The Core Diet Blog

The following content was provided by Registered Dietitian, Stevie Lyn Smith.

As racing season and warmer weather (hopefully) approaches inquiries from athletes about the newest trend, the Ketogenic diet, also known as Keto, keep landing in my inbox.

So what exactly is a Keto diet? Simply put it is a very low carbohydrate, high fat diet where one adheres to eating 20-50 grams of carbohydrate or less per day, with the macros breaking down to 75-80% fat and 15-20% protein. The diet is to exclude fruits, starchy vegetables, and all grains.

What theory is this all based on? The concept stems from the bodies energy systems and how they use fuel during exercise. Whether it’s a sprint or a long endurance event, our body needs fuel to complete what we’re asking it to do. This is where we see differing energy systems come into play. There is the glycolytic pathway that is used for anaerobic exercise such as a thirty second sprint or a resistance exercise. In aerobic exercise (bouts longer than 2-3 minutes) oxygen becomes more available to working muscle and the oxidative pathway is then utilized. This pathway used in endurance activity is where both carbohydrates and fat are both used for fuel.

Those who follow and believe in the Keto diet do so based on claims that by following a low carb, high fat diet that you train your body to adapt and use fat as fuel instead of carbs or what some call ‘metabolic efficiency’. It is impossible to train your body to only use fat for fuel, you may train your body to use fewer carbohydrates but the results don’t indicate a significant performance improvement in endurance athletes. The research that has been done on keto endurance athletes in multiple studies show no improvements in performance in races, impaired exercise economy, and decreased ability of an athlete to perform high intensity work.

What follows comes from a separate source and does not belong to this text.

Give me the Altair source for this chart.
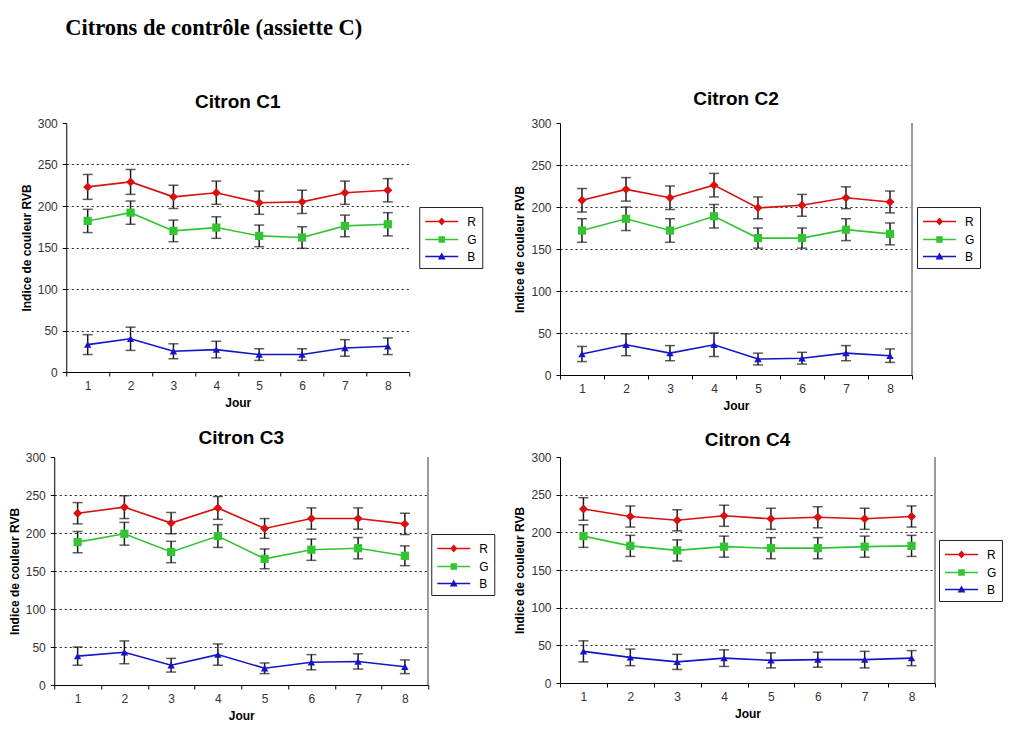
import altair as alt
import pandas as pd

# ---------------- data ----------------
DAYS = [1, 2, 3, 4, 5, 6, 7, 8]
SERIES = ["R", "G", "B"]
COLORS = ["#d81010", "#33c433", "#1414c8"]
SHAPES = ["diamond", "square", "triangle-up"]
Y_TICKS = [0, 50, 100, 150, 200, 250, 300]

MAIN_TITLE = "Citrons de contrôle (assiette C)"
Y_TITLE = "Indice de couleur RVB"
X_TITLE = "Jour"

C1_R = [223, 229, 211, 216, 204, 205, 216, 219]
C1_G = [182, 192, 170, 174, 164, 162, 176, 178]
C1_B = [33, 40, 25, 27, 21, 21, 29, 31]
C1_R_ERR = [15, 15, 14, 14, 14, 14, 14, 14]
C1_G_ERR = [14, 14, 13, 13, 13, 13, 13, 14]
C1_B_ERR = [12, 14, 9, 10, 7, 7, 10, 10]

C2_R = [208, 221, 211, 226, 199, 202, 211, 206]
C2_G = [172, 186, 172, 189, 163, 163, 173, 168]
C2_B = [25, 36, 26, 36, 19, 20, 26, 23]
C2_R_ERR = [14, 14, 14, 14, 13, 13, 13, 13]
C2_G_ERR = [14, 14, 14, 14, 12, 12, 13, 13]
C2_B_ERR = [9, 13, 9, 14, 7, 7, 9, 8]

C3_R = [226, 234, 213, 233, 206, 219, 219, 212]
C3_G = [188, 199, 175, 196, 166, 178, 180, 170]
C3_B = [38, 43, 26, 40, 22, 30, 31, 24]
C3_R_ERR = [14, 15, 14, 15, 13, 14, 14, 14]
C3_G_ERR = [14, 15, 14, 15, 13, 14, 14, 13]
C3_B_ERR = [12, 15, 9, 14, 7, 10, 10, 9]

C4_R = [231, 221, 216, 222, 218, 220, 218, 221]
C4_G = [195, 182, 176, 181, 179, 179, 181, 182]
C4_B = [42, 34, 28, 33, 30, 31, 31, 33]
C4_R_ERR = [15, 14, 14, 14, 14, 14, 14, 14]
C4_G_ERR = [15, 14, 14, 14, 14, 14, 14, 14]
C4_B_ERR = [14, 11, 10, 11, 10, 10, 11, 10]

# ---------------- style ----------------
FONT = "Liberation Sans"
EB_COLOR = "#1a1a1a"
MARK_SIZES = [80, 55, 70]
# legend glyphs: a thin bar (the line) with the marker in the middle
LEGEND_PATHS = [
    "M-1,-0.09H2.88V0.09H-1ZM0.94,-0.48L1.36,0L0.94,0.48L0.52,0Z",
    "M-1,-0.09H2.88V0.09H-1ZM0.56,-0.38H1.32V0.38H0.56Z",
    "M-1,-0.09H2.88V0.09H-1ZM0.94,-0.48L1.4,0.36H0.48Z",
]


def panel(name, R, G, B, RE, GE, BE, w, h, lx, ly, border, toff, spacers=()):
    rows = []
    for s, vals, errs in zip(SERIES, [R, G, B], [RE, GE, BE]):
        for d, v, e in zip(DAYS, vals, errs):
            rows.append({"jour": d, "serie": s, "val": v, "lo": v - e, "hi": v + e})
    df = pd.DataFrame(rows)
    base = alt.Chart(df)

    x_axis = alt.Axis(
        title=X_TITLE, labelAngle=0, tickBand="extent", grid=False,
        domainColor="black", tickColor="black", tickSize=4,
        labelFont=FONT, labelFontSize=12, labelColor="#333", labelPadding=4,
        titleFont=FONT, titleFontSize=12, titleFontWeight="bold",
        titleColor="black", titlePadding=6,
    )
    y_axis = alt.Axis(
        title=Y_TITLE, values=Y_TICKS, grid=True, gridDash=[2, 3],
        gridColor="#222",
        gridOpacity={"condition": {"test": "datum.value >= 300 || datum.value <= 0",
                                   "value": 0}, "value": 1},
        domainColor="black", tickColor="black", tickSize=4,
        labelFont=FONT, labelFontSize=12, labelColor="#333", labelPadding=5,
        titleFont=FONT, titleFontSize=12, titleFontWeight="bold",
        titleColor="black", titlePadding=4,
    )
    xs = alt.Scale(type="band", paddingInner=0, paddingOuter=0)
    ys = alt.Scale(domain=[0, 300], nice=False)
    X = alt.X("jour:O", scale=xs, axis=x_axis, bandPosition=0.5)
    Yv = alt.Y("val:Q", scale=ys, axis=y_axis)

    color_nl = alt.Color("serie:N", scale=alt.Scale(domain=SERIES, range=COLORS), legend=None)
    shape_nl = alt.Shape("serie:N", scale=alt.Scale(domain=SERIES, range=SHAPES), legend=None)
    size_nl = alt.Size("serie:N", scale=alt.Scale(domain=SERIES, range=MARK_SIZES), legend=None)

    leg = alt.Legend(
        title=None, orient="none", legendX=lx, legendY=ly,
        strokeColor="#222", padding=5, labelFont=FONT, labelFontSize=12,
        labelColor="black", symbolSize=289, labelOffset=24, rowPadding=1,
        symbolOpacity=1,
    )

    rule = base.mark_rule(color=EB_COLOR, strokeWidth=1.5).encode(
        x=X, y=alt.Y("lo:Q", scale=ys, axis=y_axis), y2="hi:Q")
    cap_lo = base.mark_tick(color=EB_COLOR, thickness=1.5, size=10).encode(
        x=X, y=alt.Y("lo:Q", scale=ys, axis=y_axis))
    cap_hi = base.mark_tick(color=EB_COLOR, thickness=1.5, size=10).encode(
        x=X, y=alt.Y("hi:Q", scale=ys, axis=y_axis))
    line = base.mark_line(strokeWidth=1.6).encode(x=X, y=Yv, color=color_nl)
    pts = base.mark_point(filled=True, opacity=1).encode(
        x=X, y=Yv, color=color_nl, shape=shape_nl, size=size_nl)
    # legend-only layer: no rows, explicit domains
    legend_layer = base.transform_filter("false").mark_point(
        filled=True, opacity=1).encode(
        x=X, y=Yv,
        color=alt.Color("serie:N", scale=alt.Scale(domain=SERIES, range=COLORS), legend=leg),
        shape=alt.Shape("serie:N", scale=alt.Scale(domain=SERIES, range=LEGEND_PATHS), legend=leg),
    )

    layers = [rule, cap_lo, cap_hi, line, pts, legend_layer]
    if border:
        layers.append(base.mark_rule(color="#9a9a9a", strokeWidth=1.5).encode(
            x=alt.value(w), y=alt.value(0), y2=alt.value(h)))
    for sx in spacers:
        layers.append(base.mark_rule(color="white", strokeWidth=1).encode(
            x=alt.value(sx), y=alt.value(0), y2=alt.value(1)))

    return alt.layer(*layers).resolve_scale(
        color="independent", shape="independent", size="independent"
    ).properties(
        width=w, height=h,
        title=alt.TitleParams(name, font=FONT, fontSize=19, fontWeight="bold",
                              color="black", offset=toff, anchor="middle"),
    )


c1 = panel("Citron C1", C1_R, C1_G, C1_B, C1_R_ERR, C1_G_ERR, C1_B_ERR,
           343, 249, 353, 84, False, 5)
c2 = panel("Citron C2", C2_R, C2_G, C2_B, C2_R_ERR, C2_G_ERR, C2_B_ERR,
           352, 252, 357, 84, True, 8, spacers=(452,))
c3 = panel("Citron C3", C3_R, C3_G, C3_B, C3_R_ERR, C3_G_ERR, C3_B_ERR,
           374, 228, 377, 77, True, 3, spacers=(438,))
c4 = panel("Citron C4", C4_R, C4_G, C4_B, C4_R_ERR, C4_G_ERR, C4_B_ERR,
           375, 226, 379, 83, True, 1)

chart = alt.concat(
    c1, c2, c3, c4, columns=2,
    center={"column": True, "row": False},
    spacing={"row": 18, "column": 18},
).properties(
    title=alt.TitleParams(MAIN_TITLE, font="Liberation Serif", fontSize=22.5,
                          fontWeight="bold", color="black", anchor="start",
                          dx=57, offset=51),
    padding={"left": 0, "top": 8, "right": 0, "bottom": 0},
).configure_view(stroke=None)

chart.save("out.html", embed_options={"renderer": "svg", "actions": False})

Why do we suspect these are the results? The major findings suspect decreased glycogen stores (the stored form of carbohydrate) and reduced economy, meaning that more oxygen is needed to do the same amount of work.  Along with these performance and training limiters you are also adding in another; decreased ability to tolerate and digest race nutrition. As you train your body to utilize less for fuel you are in turn, also training your digestive system to be able digest and handle less race nutrition.  This is especially a concern with long course and endurance athletes as inability to take in and tolerate race nutrition is a major limiter in being able to perform on race day, even in non-Keto athletes. This is why we encourage our athletes to always practice their race nutrition and fuel EVERY workout. We call it ‘training the gut’. This takes out the chance of having your fueling have a negative impact or limit your performance.

Most of the athletic improvements seen in athletes who have followed a keto diet are most likely related to weight loss, as it is well known that weight loss, while maintaining a healthy body weight, can have a significant impact on improving speed.  But these improvements can also be achieved by following a balanced diet to promote weight loss. Due to how restrictive the keto diet is, it can put athletes at risk for nutrient deficiencies and in result have a negative impact on immune health.  Additionally, a recent study has also shown an increase in LDL-cholesterol, or the ‘bad’ cholesterol by 10.7% over six weeks. There is also emerging evidence on the negative effect following a keto diet can have on gut health.

Overall, we don’t know what the long-term effects of this diet are on both athletic performance and health, but the lack of nutrient and fiber rich foods is concerning.  In addition to immune and overall health concerns, although you may train your body to use fewer carbohydrates during exercise the shown effects on performance are minimal to decreased and can lead to race nutrition being a limiter in long course athletes.  At The Core Diet, we instead focus on creating sensible habits, around sound nutrition, that are sustainable for a lifestyle! Fad diets are just that, fads - “an intense and widely shared enthusiasm for something, especially one that is short-lived and without basis in the object's qualities; a craze.”